Und wo ist jetzt die Clave?

JAZZHERBST / CHUCHO VALDES

04/11/11 Das fragte sich gewiss der eine oder andere ratlos auf sein Füße blickende Salsero, dem Chucho Valdes´ Tanzkracher aus Irakere-Zeiten den kubanischen Hüftschwung näher gebracht hatten.

Von Per Peterson

Dass Latin-Jazz auch ohne lang-lang-lang-kurz-kurz auskommen kann und dass die Revolution ihre Kinder noch lange nicht gefressen hat, bewies der kubanische Pianist zusammen mit seiner siebenköpfigen Band „Afro-Cuban Messengers" am Donnerstag (3.11.) in der Großen Aula.

Eines vorweg: Der Sound der ersten drei Stücke bewies Fusion-Qualitäten. Die Congas verschmolzen mit der Bassdrum, der Bass und die Tasten des Pianos unterhalb des kleinen c gingen eine unharmonische Liaison jenseits aller Differenzierungsmöglichkeiten ein - da half auch noch so beherztes Musizieren nichts.

Was schade ist: Vier Jahre lang hat sich Valdes mit seiner Band zusammen gesetzt, um an einem neuen Sound zu feilen, um dem Latin-Jazz eine neue Richtung zu geben.

Und siehe da, nach Juan Castro´s Schlagzeugsolo kam all dies zum Vorschein, wofür sich der sechsfache Grammy- Gewinner und Komponist des aktuellen „Latin-Jazz Album of the Year“ bemüht hatte: ein neues Bild kubanischer Musik zu zeichnen, ein Bild, dass mehr den Zuhörer als den Fuß-Poeten ansprechen sollte. Bei der Zeichnung allein ist es nicht geblieben. Valdes pinselte mit der Gelassenheit einer gut gerollten und entspannt gerauchten Havanna ein Feuerwerk an rhythmischen Komplexitäten und hochspannendenden Arrangements – wie beispielsweise bei der aberwitzig schnellen Interpretation von Zawinuls „Birdland“  im Mambo-Rhythmus.
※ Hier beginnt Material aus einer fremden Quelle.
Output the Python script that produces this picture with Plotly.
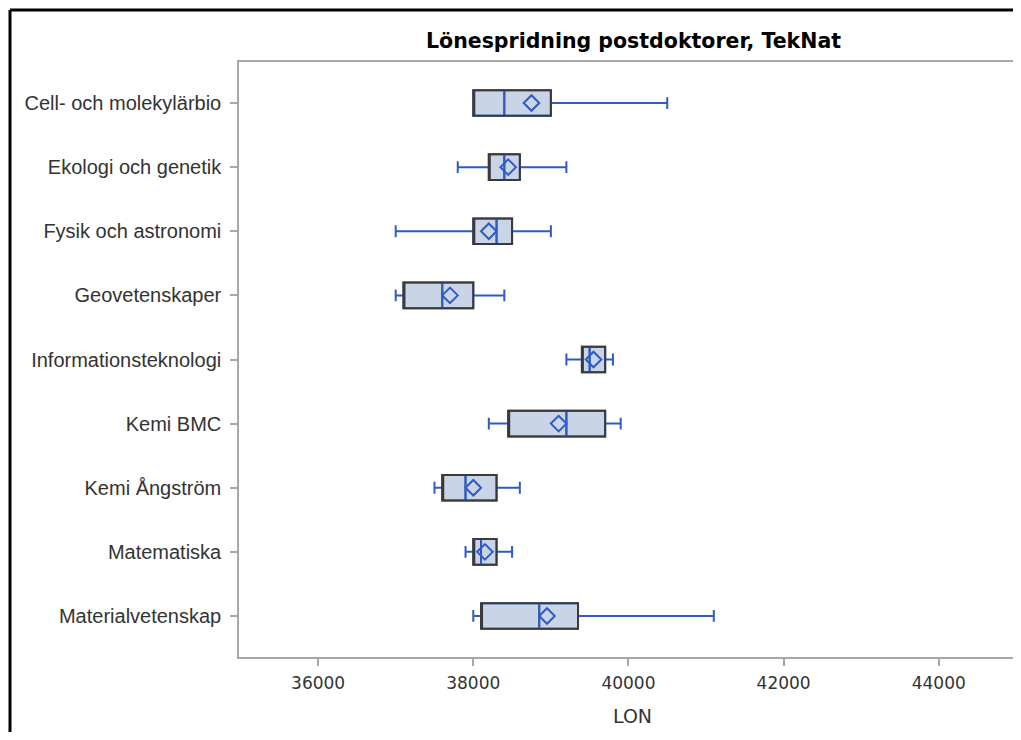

Valdes´ Ziel sei es gewesen, viele Stile in seine Musik einfließen zu lassen und zu Neuem zu kombinieren, so das Programmbuch. Der Schwerpunkt der ersten Konzerthälfte lag deshalb auch durch monoton-religiös anmutende Gesänge des ausgebildeteten Ballett-Tänzers  Dreiser Durruthy Bombale (samt Tanzeinlage) mehr auf Afro denn Cuban. In „New Orleans – a Tribute to the Marsalis Family“ zog sich der typische Dixie-Klang durch das Stück: Louisiana und Kuba sind also doch Nachbarn, selbst wenn Valdes im Jahr 2003 Jahren durch scheinbar vorbehaltlose Unterstützung Fidel Castros gerade dem zu widersprechen scheinen wollte.

Offenbar war es weniger Valdes´ Absicht, das neue Album „Chucho´s Steps“ zu promoten, als vielmehr ein breitgefächertes Sammelsurium seines Schaffens zu bieten - wofür auch die Sängerin Marya Valdes stark verantwortlich zeigte. Ella-typische Scateinlagen und eine Besame Mucho-Version, die jeden Seguridado del Estado zum Weinen gebracht hätte, waren nur der Beginn eines Lichtwechsels in typisches blau-weiß-rot, in dem dann doch noch die Clave den Ton angab.

Als Zugabe in donnernder Trio-Besetzung und nach einem kurzen Handshake mit Roberto Blanco aus der ersten Reihe: Miles Davis´ „All Blues“ und als Abschluss und eine singende sund lang-lang-lang-kurz-kurz klatschende Zuhörerschaft.